First of all, you probably thought dads were supposed to go to work; dads were providers. Dad set the rules and meted out the punishment if you broke them. It was dad’s job to make things and fix things. Dads were tough and strong and never cried. As you hit your late teens you probably became convinced it was also your dad’s job to be a clueless asshole who made your life miserable (that’s a knock on you, not your dad, by the way…hard to be facetious when you’re blogging sometimes.)
Now think back to your boyhood and ask yourself what you wanted from your dad. You wanted him to play catch, go fishing, build soap box derby cars and come to your little league games. You wanted him to hug you, tell you how special you were and maybe if you weren’t already made to feel embarrassed by such things, you wanted him to tell you he loved you.

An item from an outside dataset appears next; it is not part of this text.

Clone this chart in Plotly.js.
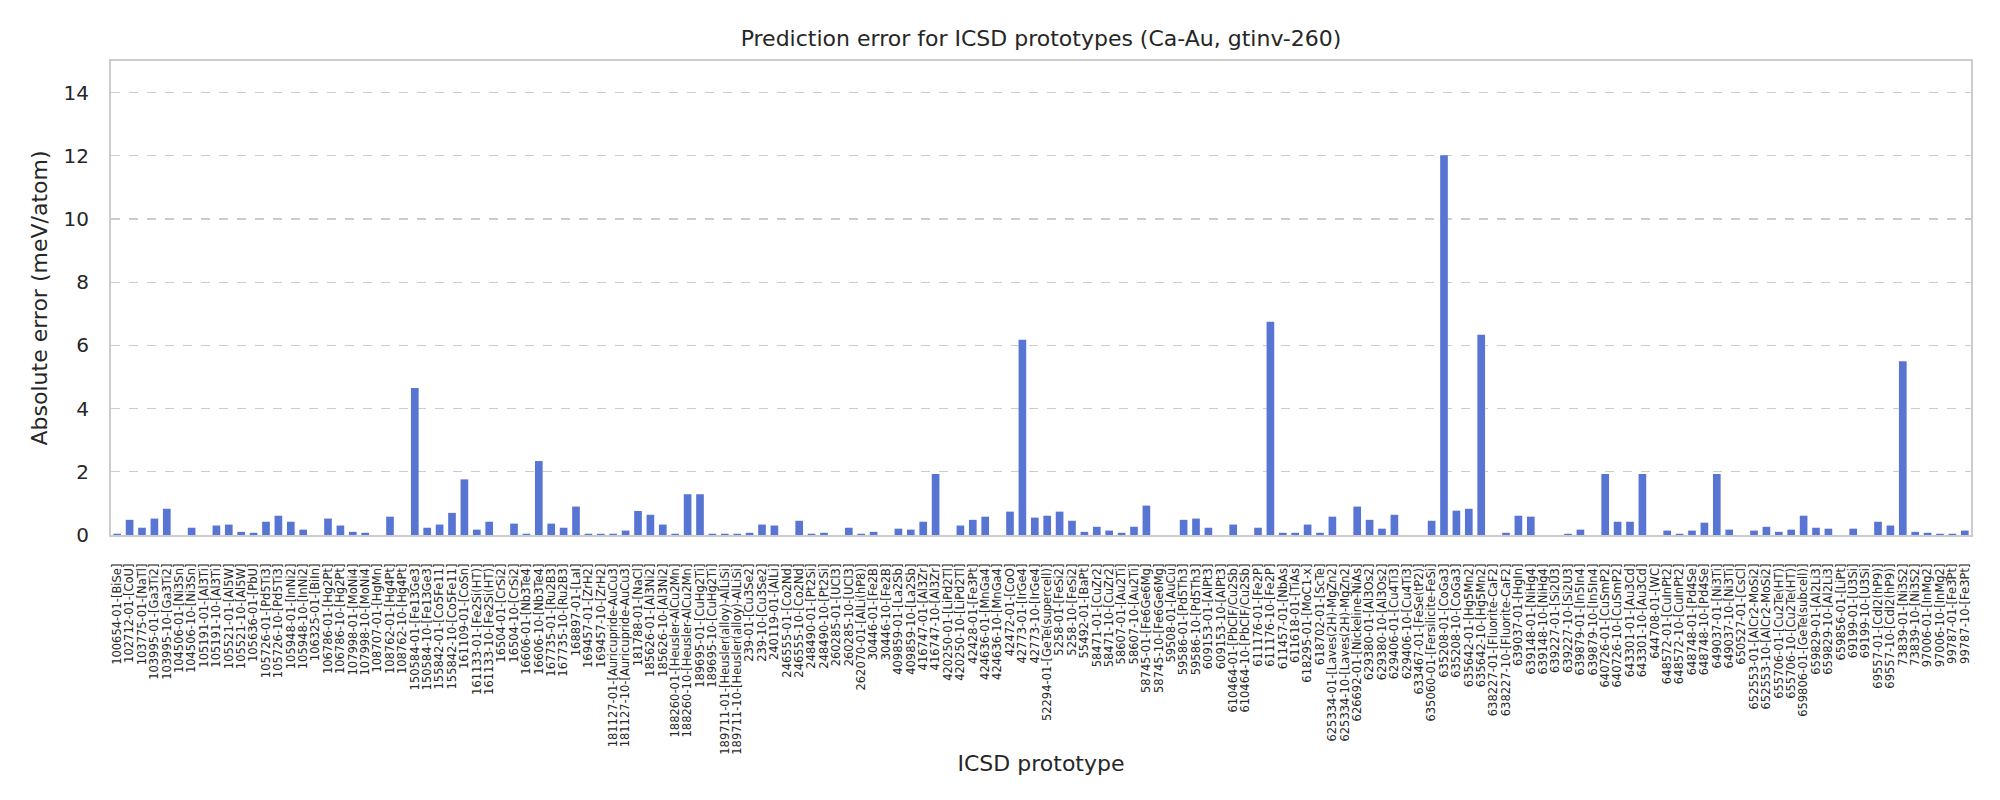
<!DOCTYPE html>
<html>
<head>
<meta charset="utf-8">
<script src="https://cdn.plot.ly/plotly-3.0.1.min.js"></script>
<style>html,body{margin:0;padding:0;background:#fff;}#chart{width:2000px;height:800px;}</style>
</head>
<body>
<div id="chart"></div>
<script>
const prototypes = [
"100654-01-[BiSe]","102712-01-[CoU]","103775-01-[NaTl]","103995-01-[Ga3Ti2]","103995-10-[Ga3Ti2]",
"104506-01-[Ni3Sn]","104506-10-[Ni3Sn]","105191-01-[Al3Ti]","105191-10-[Al3Ti]","105521-01-[Al5W]",
"105521-10-[Al5W]","105636-01-[PbU]","105726-01-[Pd5Ti3]","105726-10-[Pd5Ti3]","105948-01-[InNi2]",
"105948-10-[InNi2]","106325-01-[BiIn]","106786-01-[Hg2Pt]","106786-10-[Hg2Pt]","107998-01-[MoNi4]",
"107998-10-[MoNi4]","108707-01-[HgMn]","108762-01-[Hg4Pt]","108762-10-[Hg4Pt]","150584-01-[Fe13Ge3]",
"150584-10-[Fe13Ge3]","155842-01-[Co5Fe11]","155842-10-[Co5Fe11]","161109-01-[CoSn]","161133-01-[Fe2Si(HT)]",
"161133-10-[Fe2Si(HT)]","16504-01-[CrSi2]","16504-10-[CrSi2]","16606-01-[Nb3Te4]","16606-10-[Nb3Te4]",
"167735-01-[Ru2B3]","167735-10-[Ru2B3]","168897-01-[LaI]","169457-01-[ZrH2]","169457-10-[ZrH2]",
"181127-01-[Auricupride-AuCu3]","181127-10-[Auricupride-AuCu3]","181788-01-[NaCl]","185626-01-[Al3Ni2]","185626-10-[Al3Ni2]",
"188260-01-[Heusler-AlCu2Mn]","188260-10-[Heusler-AlCu2Mn]","189695-01-[CuHg2Ti]","189695-10-[CuHg2Ti]","189711-01-[Heusler(alloy)-AlLiSi]",
"189711-10-[Heusler(alloy)-AlLiSi]","239-01-[Cu3Se2]","239-10-[Cu3Se2]","240119-01-[AlLi]","246555-01-[Co2Nd]",
"246555-10-[Co2Nd]","248490-01-[Pt2Si]","248490-10-[Pt2Si]","260285-01-[UCl3]","260285-10-[UCl3]",
"262070-01-[AlLi(hP8)]","30446-01-[Fe2B]","30446-10-[Fe2B]","409859-01-[La2Sb]","409859-10-[La2Sb]",
"416747-01-[Al3Zr]","416747-10-[Al3Zr]","420250-01-[LiPd2Tl]","420250-10-[LiPd2Tl]","42428-01-[Fe3Pt]",
"424636-01-[MnGa4]","424636-10-[MnGa4]","42472-01-[CoO]","42773-01-[IrGe4]","42773-10-[IrGe4]",
"52294-01-[GeTe(supercell)]","5258-01-[FeSi2]","5258-10-[FeSi2]","55492-01-[BaPt]","58471-01-[CuZr2]",
"58471-10-[CuZr2]","58607-01-[Au2Ti]","58607-10-[Au2Ti]","58745-01-[Fe6Ge6Mg]","58745-10-[Fe6Ge6Mg]",
"59508-01-[AuCu]","59586-01-[Pd5Th3]","59586-10-[Pd5Th3]","609153-01-[AlPt3]","609153-10-[AlPt3]",
"610464-01-[PbClF/Cu2Sb]","610464-10-[PbClF/Cu2Sb]","611176-01-[Fe2P]","611176-10-[Fe2P]","611457-01-[NbAs]",
"611618-01-[TiAs]","618295-01-[MoC1-x]","618702-01-[ScTe]","625334-01-[Laves(2H)-MgZn2]","625334-10-[Laves(2H)-MgZn2]",
"626692-01-[Nickeline-NiAs]","629380-01-[Al3Os2]","629380-10-[Al3Os2]","629406-01-[Cu4Ti3]","629406-10-[Cu4Ti3]",
"633467-01-[FeSe(tP2)]","635060-01-[Fersilicite-FeSi]","635208-01-[CoGa3]","635208-10-[CoGa3]","635642-01-[Hg5Mn2]",
"635642-10-[Hg5Mn2]","638227-01-[Fluorite-CaF2]","638227-10-[Fluorite-CaF2]","639037-01-[HgIn]","639148-01-[NiHg4]",
"639148-10-[NiHg4]","639227-01-[Si2U3]","639227-10-[Si2U3]","639879-01-[In5In4]","639879-10-[In5In4]",
"640726-01-[CuSmP2]","640726-10-[CuSmP2]","643301-01-[Au3Cd]","643301-10-[Au3Cd]","644708-01-[WC]",
"648572-01-[CuInPt2]","648572-10-[CuInPt2]","648748-01-[Pd4Se]","648748-10-[Pd4Se]","649037-01-[Ni3Ti]",
"649037-10-[Ni3Ti]","650527-01-[CsCl]","652553-01-[AlCr2-MoSi2]","652553-10-[AlCr2-MoSi2]","655706-01-[Cu2Te(HT)]",
"655706-10-[Cu2Te(HT)]","659806-01-[GeTe(subcell)]","659829-01-[Al2Li3]","659829-10-[Al2Li3]","659856-01-[LiPt]",
"69199-01-[U3Si]","69199-10-[U3Si]","69557-01-[CdI2(hP9)]","69557-10-[CdI2(hP9)]","73839-01-[Ni3S2]",
"73839-10-[Ni3S2]","97006-01-[InMg2]","97006-10-[InMg2]","99787-01-[Fe3Pt]","99787-10-[Fe3Pt]"
];

const absErrors = [
0.04,0.48,0.23,0.52,0.83, 0,0.23,0,0.30,0.33,
0.10,0.07,0.42,0.61,0.42, 0.17,0,0.52,0.30,0.10,
0.07,0,0.58,0,4.65, 0.23,0.33,0.70,1.76,0.17,
0.42,0,0.36,0.04,2.34, 0.36,0.23,0.90,0.04,0.04,
0.04,0.14,0.76,0.64,0.33, 0.04,1.29,1.29,0.04,0.04,
0.04,0.07,0.33,0.30,0, 0.45,0.04,0.07,0,0.23,
0.04,0.10,0,0.20,0.17, 0.42,1.93,0,0.30,0.48,
0.58,0,0.74,6.18,0.55, 0.61,0.74,0.45,0.10,0.26,
0.14,0.07,0.26,0.93,0, 0,0.48,0.52,0.23,0,
0.33,0,0.23,6.75,0.07, 0.07,0.33,0.07,0.58,0,
0.90,0.48,0.20,0.64,0, 0,0.45,12.02,0.77,0.83,
6.34,0,0.07,0.61,0.58, 0,0,0.04,0.17,0,
1.93,0.42,0.42,1.93,0, 0.14,0.04,0.14,0.39,1.93,
0.17,0,0.14,0.26,0.10, 0.17,0.61,0.23,0.20,0,
0.20,0,0.42,0.30,5.50, 0.10,0.07,0.04,0.04,0.14
];

const yTicks = [0,2,4,6,8,10,12,14];

const txt = '#262626';
const fontFam = '"DejaVu Sans", sans-serif';

Plotly.newPlot('chart', [{
  type: 'bar',
  x: prototypes,
  y: absErrors,
  marker: {color: '#5875d3', line: {width: 0}},
  hoverinfo: 'x+y'
}], {
  width: 2000, height: 800,
  paper_bgcolor: '#fff', plot_bgcolor: '#fff',
  margin: {l: 111, r: 29, t: 61, b: 265},
  bargap: 0.38,
  showlegend: false,
  font: {family: fontFam, color: txt},
  title: {text: 'Prediction error for ICSD prototypes (Ca-Au, gtinv-260)',
          font: {size: 22, color: txt, family: fontFam},
          xref: 'paper', x: 0.5, xanchor: 'center', yref: 'container', y: 1 - 38/800, yanchor: 'middle'},
  xaxis: {
    type: 'category',
    tickmode: 'array',
    tickvals: prototypes,
    ticktext: prototypes,
    tickangle: -90,
    tickfont: {size: 11.5, color: txt, family: fontFam},
    showgrid: false, zeroline: false,
    showline: true, mirror: true, linecolor: '#cccccc', linewidth: 2,
    ticks: '', ticklabelstandoff: 22,
    automargin: false,
    title: {text: 'ICSD prototype', font: {size: 22, color: txt, family: fontFam}, standoff: 2}
  },
  yaxis: {
    range: [0, 15],
    tickmode: 'array',
    tickvals: yTicks,
    ticktext: yTicks.map(String),
    tickfont: {size: 20, color: txt, family: fontFam},
    showgrid: true, gridcolor: '#cccccc', griddash: 'dash', gridwidth: 1.3,
    zeroline: false,
    showline: true, mirror: true, linecolor: '#cccccc', linewidth: 2,
    ticks: '', ticklabelstandoff: 16,
    automargin: false,
    title: {text: 'Absolute error (meV/atom)', font: {size: 22, color: txt, family: fontFam}, standoff: 10}
  }
}, {displayModeBar: false, staticPlot: true});
</script>
</body>
</html>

The point here isn’t to knock your father at all. Dads who worked, fixed things, maintained discipline, provided for their families and tormented teen agers were doing essential and laudable duties. This is what society expected of a dad forty, thirty, even twenty years ago. By society’s definition, men who did the aforementioned were candidates for "Dad of the Year."
However, you probably noticed something. There is huge discrepancy between what you saw as your father’s duties, and what you wanted from your father. All you wanted from your father was time. Society expected something else. It only goes to show that society isn’t always right—sometimes, six year old boys are.
Being a great dad is about balance. Try to keep this in mind the next time you feel like you have to put your “dad” hat on. All you child really ever wants from you is time and unconditional love. Make sure, no matter how much or how little that time is--that it is undivided and open hearted.